By Bob Garver
“Captain Phillips” is a movie that gets progressively better. It starts out almost painfully bad and it builds to perhaps the best ending scene of the year. You’ll probably start off feeling pretty smug since the real-life story was big news back in 2009. Obviously, that gives the movie an element of predictability. But somewhere along the way your pride will shrink and your heart will swell. You’ll be actively rooting for Richard Phillips and you may just have some compassion left over for his abductors.
The film follows the plight of Captain Richard Phillips (Tom Hanks) as he fights to protect his ship and then himself from Somali pirates. We don’t get much of a feel for his personality; we see him with his wife for about a minute, he mentions a son with a questionable work ethic, he has his crew work harder than they’d like; the film doesn’t paint much of a picture. We sure know he’s from Vermont though, because Hanks plays him with a thick, distracting accent. It becomes less of a distraction as the film goes on, I can’t say if this is because I just got acclimatized to it or if Vermont accents disappear when one is terrified.
We get a welcome break from Phillips’ boring routine as the film establishes the pirates, led by Muse (Barkhad Abdi). There’s some debate over how much control Somali pirates have in their choice of livelihood. The film sees Muse’s village threatened by a warlord’s goons to make a piracy quota or else. Later in the film Muse and his men talk of bringing in millions of dollars, and they don’t seem to be thinking of a better life, they’re thinking of a single good meal and buying some time from the warlord. These men are doomed in a way that may have nothing to do with being defeated by our heroes.

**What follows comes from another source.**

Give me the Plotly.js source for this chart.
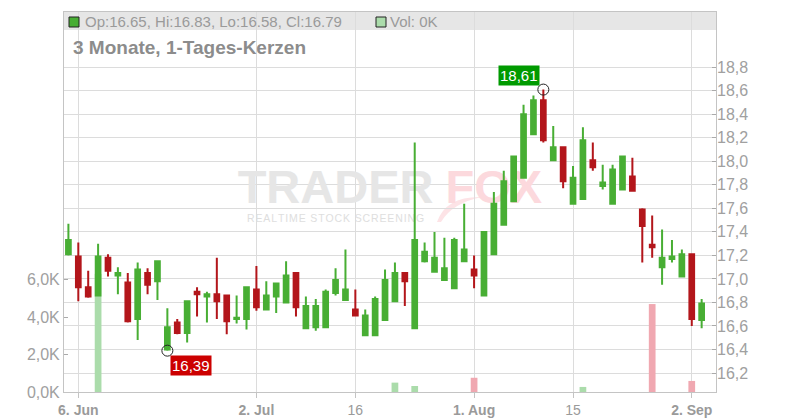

The pirates attack Phillips’ cargo ship, not even sure of what they want to do once they’re onboard. Phillips does what he can to get them to go away. He offers them money, he offers them a lifeboat, he even wounds one of them and suggests the others take him to go get treated. The method of the injury is taken straight out of “Die Hard,” and I was ready to proclaim this scene derivative until I realized that it is perfectly reasonable to believe that Phillips and his crew have seen the film and used one of its better ideas.
The pirates realize that they can’t control the entire ship so they head out on a lifeboat with Phillips as a hostage. Phillips proves even more resourceful, playing mind games to get water, send out help signals, and even turn the pirates against each other. The situation attracts the attention of the U.S. Navy, which the pirates consider a good thing since these can be the people who get them their ransom money. The Navy of course has different plans and stages a daring rescue reminiscent of the climactic sequence of “Zero Dark Thirty.”
Both Phillips and the pirates become more interesting as their desperation grows. Phillips’s calm exterior slowly fades away as his resilience is tested and the pirates, who weren’t exactly calm in the first place, really go crazy. It all leads to multiple acts of deadly force, followed by a scene that is much less violent and yet much more haunting. This final scene more than makes up for any complaints I had about Hanks’ accent at the beginning of the movie. “Captain Phillips” may build suspense slowly, but it will win you over in the end.
Three Stars out of Five.
“Captain Phillips” is rated PG-13 for sustained intense sequences of menace, some violence with bloody images, and for substance abuse. Its running time is 134 minutes.